Filed under: Methodology | Tags: Boston, Jeff Lipton, Peerless Mastering, Skippy Whites
It would be easier to name the Numero Group releases that Peerless hadn’t mastered than to lay out the sprawling roster of catalog entries they had. As far as transferring, restoration, revitalization, and reverence for original vision, Peerless is unmatched. I passed through Boston recently and decided to pay founding engineer Jeff Lipton a visit. It was late on a Saturday and Jeff was busy, but I felt a few items from my ten-cent Peerless tour deserved to be shared here.
For instance—would you look at this damn turntable? I should have placed a quarter on top for perspective, but this contraption is HUGE. It might fit on top of a washing machine. That ring, that looks like frosted glass, is about 12 inches in diameter so I’ll let you do the mental calculations. There are two motors and two belts on the left that rotate a governor, keeping the revolutions utterly precise. There is a four-figure stylus on the end of that tone arm which clearly boasts all manners of calibration features. Naturally, the Numero Group prefers to work from tape. But when you have to transfer something from vinyl and you want to make the best possible reproduction, don’t you feel pretty good about this scenario?

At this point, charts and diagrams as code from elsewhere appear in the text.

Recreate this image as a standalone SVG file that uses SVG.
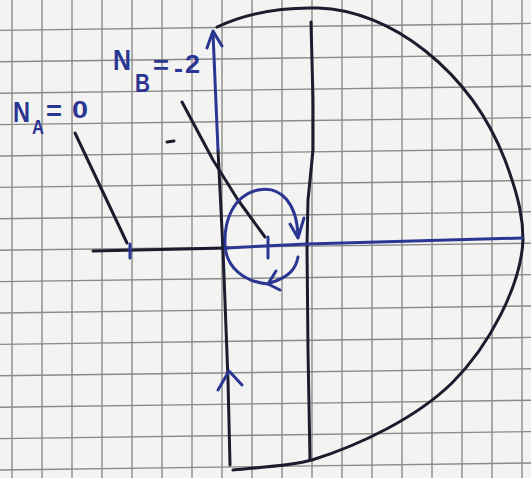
<svg xmlns="http://www.w3.org/2000/svg" width="531" height="478" viewBox="0 0 531 478">
<style>
.grid line{stroke:#8a8a8a;stroke-width:1.4}
.k{fill:none;stroke:#1b1c2e;stroke-width:3;stroke-linecap:round;stroke-linejoin:round}
.b{fill:none;stroke:#2b3592;stroke-width:3;stroke-linecap:round;stroke-linejoin:round}
.t{fill:#2b3592;font-family:"Liberation Sans",Arial,sans-serif;font-weight:bold}
</style>
<rect width="531" height="478" fill="#f3f3f1"/>
<g id="grid" class="grid">
<line x1="12" y1="0" x2="12" y2="478"/><line x1="42" y1="0" x2="42" y2="478"/>
<line x1="72" y1="0" x2="72" y2="478"/><line x1="102" y1="0" x2="102" y2="478"/>
<line x1="132" y1="0" x2="132" y2="478"/><line x1="162" y1="0" x2="162" y2="478"/>
<line x1="192" y1="0" x2="192" y2="478"/><line x1="222" y1="0" x2="222" y2="478"/>
<line x1="252" y1="0" x2="252" y2="478"/><line x1="282" y1="0" x2="282" y2="478"/>
<line x1="312" y1="0" x2="312" y2="478"/><line x1="342" y1="0" x2="342" y2="478"/>
<line x1="372" y1="0" x2="372" y2="478"/><line x1="402" y1="0" x2="402" y2="478"/>
<line x1="432" y1="0" x2="432" y2="478"/><line x1="462" y1="0" x2="462" y2="478"/>
<line x1="492" y1="0" x2="492" y2="478"/><line x1="522" y1="0" x2="522" y2="478"/>
<line x1="0" y1="30.4" x2="531" y2="23.4"/><line x1="0" y1="61.8" x2="531" y2="54.8"/>
<line x1="0" y1="93.2" x2="531" y2="86.2"/><line x1="0" y1="124.6" x2="531" y2="117.6"/>
<line x1="0" y1="156" x2="531" y2="149"/><line x1="0" y1="187.4" x2="531" y2="180.4"/>
<line x1="0" y1="218.8" x2="531" y2="211.8"/><line x1="0" y1="250.2" x2="531" y2="243.2"/>
<line x1="0" y1="281.6" x2="531" y2="274.6"/><line x1="0" y1="313" x2="531" y2="306"/>
<line x1="0" y1="344.4" x2="531" y2="337.4"/><line x1="0" y1="375.8" x2="531" y2="368.8"/>
<line x1="0" y1="407.2" x2="531" y2="400.2"/><line x1="0" y1="438.6" x2="531" y2="431.6"/>
<line x1="0" y1="470" x2="531" y2="463"/>
</g>
<g id="connectors">
<path id="contour" class="k" d="M217,27 C245,14 280,7 318,8 C390,10 470,70 505,160 C520,200 523,220 523,240 C521,285 490,345 452,383 C416,418 360,445 312,460 C290,466 262,467 233,470"/>
<path id="axis-v-left" class="k" d="M218,150 L223,250 L228,380 L230,465"/>
<path id="axis-v-left-top" class="b" d="M213,33 L218,150"/>
<path id="axis-v-right" class="k" d="M311,22 L313,100 L313,150 L308,200 L307,245 L308,350 L310,460"/>
<path id="axis-h-left" class="k" d="M93,251 L228,248"/>
<path id="axis-h-right" class="b" d="M226,248 L307,244 L522,238"/>
<path id="pointer-a" class="k" d="M75,133 L127,243"/>
<path id="pointer-b" class="k" d="M182,102 L213,160 L238,200 L265,237"/>
<path id="tick-a" class="b" d="M130,244 L130,258"/>
<path id="tick-b" class="b" d="M268,237 L268,258"/>
<path id="loop" class="b" d="M268,284 C245,282 226,268 225,245 C224,222 232,196 258,190 C282,185 297,205 298,236"/>
<path id="loop-lower" class="b" d="M298,257 C296,268 290,277 270,283"/>
<polyline class="b" points="290,224 298,238 304,218"/>
<polyline class="b" points="276,271 268,284 280,290"/>
<polyline class="b" points="207,48 213,31 222,46"/>
<polyline class="b" points="218,390 229,371 242,385"/>
<path class="k" d="M167,142 L174,141" stroke-width="2.5"/>
</g>
<g id="label-a">
<text class="t" x="13" y="122" font-size="29" textLength="17" lengthAdjust="spacingAndGlyphs">N</text>
<text class="t" x="32" y="134" font-size="20" textLength="12" lengthAdjust="spacingAndGlyphs">A</text>
<text class="t" x="46" y="120" font-size="27" textLength="16" lengthAdjust="spacingAndGlyphs">=</text>
<text class="t" x="72" y="118" font-size="23" textLength="16" lengthAdjust="spacingAndGlyphs">0</text>
</g>
<g id="label-b">
<text class="t" x="113" y="70" font-size="30" textLength="18" lengthAdjust="spacingAndGlyphs">N</text>
<text class="t" x="135" y="92" font-size="26" textLength="15" lengthAdjust="spacingAndGlyphs">B</text>
<text class="t" x="153" y="74" font-size="25" textLength="16" lengthAdjust="spacingAndGlyphs">=</text>
<text class="t" x="174" y="77" font-size="26" textLength="9" lengthAdjust="spacingAndGlyphs">-</text>
<text class="t" x="185" y="73" font-size="25" textLength="15" lengthAdjust="spacingAndGlyphs">2</text>
</g>
</svg>
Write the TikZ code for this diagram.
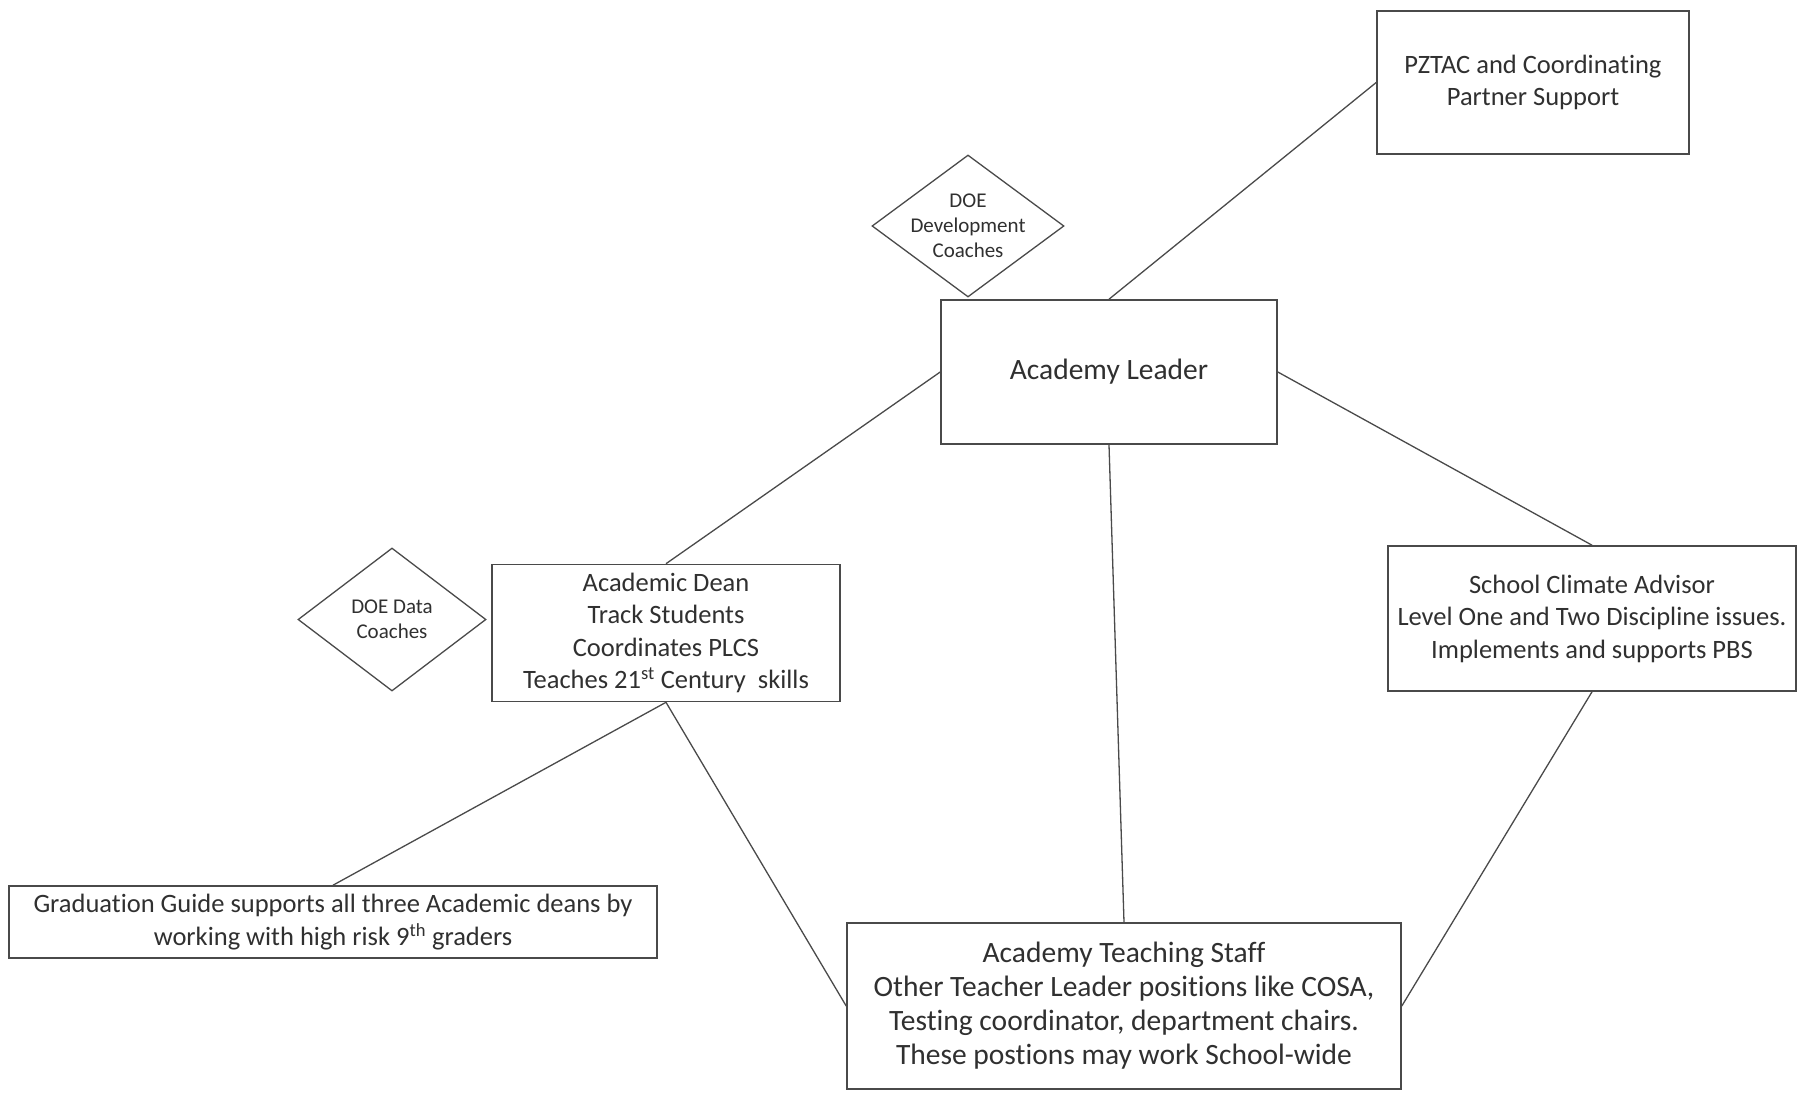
\documentclass[tikz,border=0pt]{standalone}
\usepackage{fontspec}
\setmainfont{Carlito}[RawFeature={-liga;-clig;-calt;-dlig}]
\usetikzlibrary{shapes.geometric}
\definecolor{ln}{HTML}{4A4A4A}
\definecolor{tx}{HTML}{303030}
\tikzset{
  box/.style={draw=ln, line width=1.6pt, rectangle, inner sep=0pt, align=center, text=tx},
  dia/.style={draw=ln, line width=1.3pt, diamond, inner sep=0pt},
  link/.style={draw=ln, line width=1.3pt},
  fA/.style={font=\fontsize{26.5}{32.5}\selectfont},
  fB/.style={font=\fontsize{29.5}{34}\selectfont},
  fC/.style={font=\fontsize{21}{25}\selectfont, align=center, text=tx},
}
\begin{document}
\begin{tikzpicture}[x=1pt,y=-1pt]
\useasboundingbox[fill=white] (0,0) rectangle (1802,1094);
\node[box,fA,minimum width=312,minimum height=143] (pztac) at (1533,82.5) {PZTAC and Coordinating\\Partner Support};
\node[box,fB,minimum width=336,minimum height=144] (leader) at (1109,372) {Academy Leader};
\node[dia,minimum width=192,minimum height=142] (dev) at (968,226) {};
\node[fC] (devtext) at (dev.center) {DOE\\Development\\Coaches};
\node[box,fA,minimum width=348,minimum height=137] (dean) at (666,633) {Academic Dean\\Track Students\\Coordinates PLCS\\Teaches 21\textsuperscript{st} Century\ \ skills};
\node[dia,minimum width=188,minimum height=143] (data) at (392,619.5) {};
\node[fC] (datatext) at (data.center) {DOE Data\\Coaches};
\node[box,fA,minimum width=408,minimum height=145] (climate) at (1592,618.5) {School Climate Advisor\\Level One and Two Discipline issues.\\Implements and supports PBS};
\node[box,fA,minimum width=648,minimum height=72] (grad) at (333,922) {Graduation Guide supports all three Academic deans by\\working with high risk 9\textsuperscript{th} graders};
\node[box,fB,minimum width=554,minimum height=166] (staff) at (1124,1006) {Academy Teaching Staff\\Other Teacher Leader positions like COSA,\\Testing coordinator, department chairs.\\These postions may work School-wide};
\draw[link] (pztac.west) -- (leader.north);
\draw[link] (leader.west) -- (dean.north);
\draw[link] (leader.south) -- (staff.north);
\draw[link] (leader.east) -- (climate.north);
\draw[link] (dean.south) -- (grad.north);
\draw[link] (dean.south) -- (staff.west);
\draw[link] (climate.south) -- (staff.east);
\end{tikzpicture}
\end{document}
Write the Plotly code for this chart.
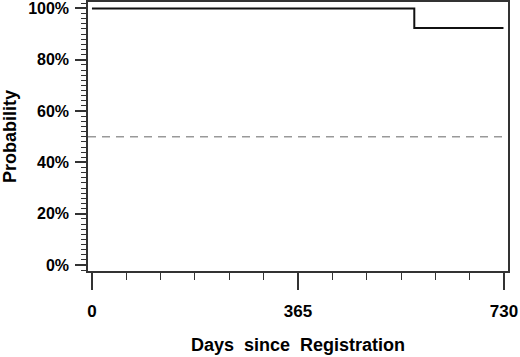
import plotly.graph_objects as go

# Kaplan-Meier step data
days = [0, 571, 729]
survival = [1.0, 0.924, 0.924]
reference_level = 0.5

x_tick_vals = [0, 365, 730]
x_tick_text = ["0", "365", "730"]
y_tick_vals = [0, 0.2, 0.4, 0.6, 0.8, 1.0]
y_tick_text = ["0%", "20%", "40%", "60%", "80%", "100%"]

FONT = "Liberation Sans, Arial, Helvetica, sans-serif"

fig = go.Figure()
fig.add_trace(go.Scatter(
    x=days, y=survival, mode="lines", line_shape="hv",
    line=dict(color="#111111", width=2), showlegend=False, hoverinfo="skip"))

fig.add_shape(type="line", xref="x domain", yref="y", x0=0, x1=1,
              y0=reference_level, y1=reference_level,
              line=dict(color="#999999", width=1.5, dash="8px,6px"))

fig.update_layout(
    width=520, height=357,
    margin=dict(l=88, r=12, t=2, b=86),
    paper_bgcolor="white", plot_bgcolor="white",
    font=dict(family=FONT, color="black"),
    xaxis=dict(
        automargin=False,
        range=[-7, 737], tickvals=x_tick_vals, ticktext=x_tick_text,
        showgrid=False, zeroline=False,
        showline=True, linecolor="#333333", linewidth=1.5, mirror=True,
        ticks="outside", ticklen=17, tickwidth=1.5, tickcolor="#333333",
        minor=dict(dtick=365 / 6, tick0=0, ticklen=7, tickwidth=1.2,
                   tickcolor="#333333", ticks="outside", showgrid=False),
        tickfont=dict(family=FONT, size=17, weight="bold"),
        ticklabelstandoff=7, ticklabeloverflow="allow",
        title=dict(text="Days\u00a0 since\u00a0 Registration", standoff=18,
                   font=dict(family=FONT, size=18, weight="bold")),
        fixedrange=True,
    ),
    yaxis=dict(
        automargin=False,
        range=[-0.023, 1.025], tickvals=y_tick_vals, ticktext=y_tick_text,
        showgrid=False, zeroline=False,
        showline=True, linecolor="#333333", linewidth=1.5, mirror=True,
        ticks="outside", ticklen=11, tickwidth=1.5, tickcolor="#333333",
        minor=dict(dtick=0.02, tick0=0, ticklen=5, tickwidth=1.2,
                   tickcolor="#333333", ticks="outside", showgrid=False),
        tickfont=dict(family=FONT, size=16, weight="bold"),
        ticklabelstandoff=3, ticklabeloverflow="allow",
        title=dict(text="Probability", standoff=12,
                   font=dict(family=FONT, size=18, weight="bold")),
        fixedrange=True,
    ),
)

fig.write_html("out.html", config={"displayModeBar": False},
               post_script="document.body.style.margin='0';document.body.style.overflow='hidden';")
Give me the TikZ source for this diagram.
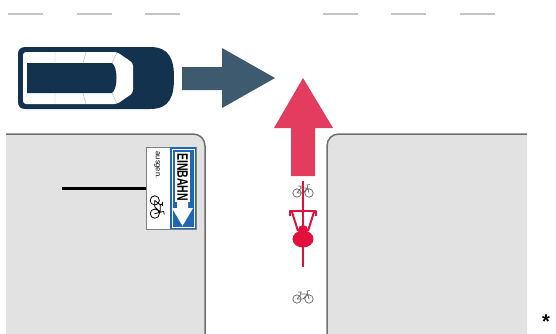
\documentclass[tikz,border=0pt]{standalone}
\usepackage{fontspec}
\setmainfont{Liberation Sans}
\usetikzlibrary{positioning}
\definecolor{carblue}{HTML}{12324E}
\definecolor{arrowslate}{HTML}{3E5A6E}
\definecolor{arrowred}{HTML}{E43C5E}
\definecolor{riderred}{HTML}{E2103C}
\definecolor{blockgray}{HTML}{E2E2E2}
\definecolor{kerbgray}{HTML}{6E6E6E}
\definecolor{signblue}{HTML}{1F66B5}
\definecolor{lanegray}{HTML}{C4C4C4}
\newcommand{\bicycle}[3]{%
	\begin{scope}[shift={#1}, #3]
		\draw[draw=#2, line width=0.8pt, line cap=round, line join=round]
			(-6,2) circle (4.2) (6,2) circle (4.2)
			(-6,2) -- (-2,-3) -- (4.5,-3) -- (0,2) -- cycle
			(-2,-3) -- (-2.8,-5) (-4.5,-5) -- (-1.2,-5)
			(6,2) -- (4,-6) -- (6.5,-6.5);
	\end{scope}}

\begin{document}
\begin{tikzpicture}[
		x=1pt, y=-1pt,
		lane/.style={draw=lanegray, line width=2pt},
		kerb/.style={draw=kerbgray, line width=1.5pt},
		ground/.style={fill=blockgray},
		rider/.style={draw=riderred, line width=2pt},
		signtext/.style={inner sep=0pt, rotate=-90}
	]
		\useasboundingbox (0,0) rectangle (556,333);
		\clip (0,0) rectangle (556,333);

		\foreach \x in {8,77,145,323,391,460}
			\draw[lane] (\x,13.5) -- ++(35,0);

		\fill[ground] (6,340) -- (6,134) -- (193,134)
			.. controls (200,134) and (205,139) .. (205,146) -- (205,340) -- cycle;
		\draw[kerb] (6,134) -- (193,134)
			.. controls (200,134) and (205,139) .. (205,146) -- (205,340);
		\fill[ground] (527,340) -- (527,134) -- (339,134)
			.. controls (332,134) and (327,139) .. (327,146) -- (327,340) -- cycle;
		\draw[kerb] (527,134) -- (339,134)
			.. controls (332,134) and (327,139) .. (327,146) -- (327,340);

		\fill[carblue] (18,54) .. controls (18,49) and (21,47) .. (26,47) -- (150,47)
			.. controls (170,47) and (174,60) .. (174,78)
			.. controls (174,96) and (170,109) .. (150,109) -- (26,109)
			.. controls (21,109) and (18,107) .. (18,102) -- cycle;
		\fill[white, rounded corners=3pt] (23,52) -- (117,52) -- (133,63)
			-- (133,93) -- (117,104) -- (23,104) -- cycle;
		\fill[carblue] (27,63) -- (112,63) .. controls (118,67) and (118,89) .. (112,93)
			-- (27,93) -- cycle;
		\draw[black!30, line width=0.4pt]
			(55,52) -- (55,63) (55,93) -- (55,104)
			(86,52) -- (83,63) (83,93) -- (86,104)
			(117,52) -- (112,63) (112,93) -- (117,104);

		\fill[arrowslate] (182,67) -- (222,67) -- (222,48) -- (275,78)
			-- (222,108) -- (222,90) -- (182,90) -- cycle;
		\fill[arrowred] (291,176) -- (291,128) -- (274,128) -- (303,78)
			-- (333,128) -- (315,128) -- (315,176) -- cycle;

		\bicycle{(303,191)}{black!55}{}
		\bicycle{(303,297)}{black!55}{}

		\draw[rider] (303,181) -- (303,267);
		\draw[rider, line join=round] (290,216) -- (290,211) -- (316,211) -- (316,216);
		\draw[rider] (292,212) -- (298,231) (314,212) -- (308,231);
		\fill[riderred] (303,239) ellipse (10.5 and 8.5);
		\fill[riderred] (303,230) circle (5);

		\draw[line width=3pt] (62,188) -- (146,188);
		\fill[white] (146,147) rectangle (196,229);
		\draw[black!50, line width=0.4pt] (146,147) rectangle (196,229);
		\fill[signblue] (170,147) rectangle (196,229);
		\draw[white, line width=0.6pt] (172,149) rectangle (194,227);
		\fill[white] (175,152) rectangle (190,202);
		\fill[white] (177,201) -- (188,201) -- (188,208) -- (193,208)
			-- (182.5,226) -- (172,208) -- (177,208) -- cycle;
		\node[signtext] (einbahn) at (182.5,177)
			{\scalebox{1}[1.45]{\fontsize{10.5}{11}\selectfont\bfseries EINBAHN}};
		\node[signtext] (ausgen) at (157,165)
			{\fontsize{7.5}{8}\selectfont ausgen.};
		\bicycle{(157,207)}{black}{rotate=-90, scale=1.1}

		\node[inner sep=0pt, anchor=base] (note) at (546,328)
			{\fontsize{20}{20}\selectfont\bfseries *};
\end{tikzpicture}
\end{document}
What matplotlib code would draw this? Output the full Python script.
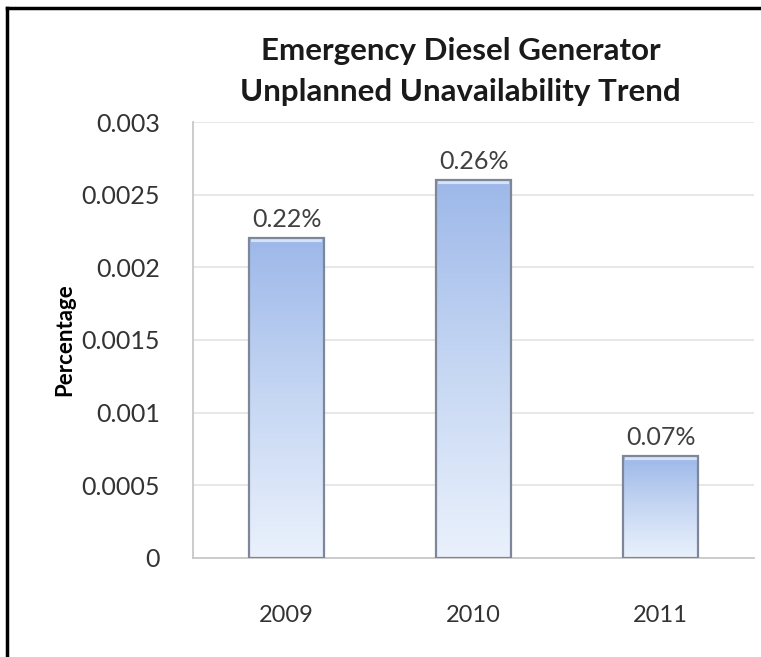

Speaking of transfers from vinyl, T.L. Barrett was just such a project. Tapes for the pastor’s Like A Ship… (Without a Sail) LP were long gone, and an unplayed copy of the record was all we had to work from. Jeff selected “Like A Ship,” the lead track from Good God! Born Again Funk, and invited me to sit in the driver’s seat of his massive mastering console. At the mathematically precisely perfect intersection of the left and right channels, we listened to this masterpiece and it kind of blew my brain back. I’ve often known there was a lot of special things happening on this mix, but this provided a new dimension of musical enlightenment. A word to the wise: calibrate your speakers.
P.S. Skippy White’s
While you’re in Boston, consider stopping by Skippy White’s. This place has been in business since 1961, yet several Bostonians I quizzed had never paid a visit. I found the photo above online—the Roxbury shop looks more like this today [below]. While I was browsing, a customer was quizzing Skippy (who is still there everyday) on dozens of obscure gospel titles, which Skippy could not only sing, but provide color commentary regarding production, instrumentation, improvised outbursts, etc. I’m willing to bet he also has some entertaining stories about New Edition, New Kids On The Block, Maurice Starr, or any other artists who’s manufactured soul music in Boston during the last half century. RECOMMENDED.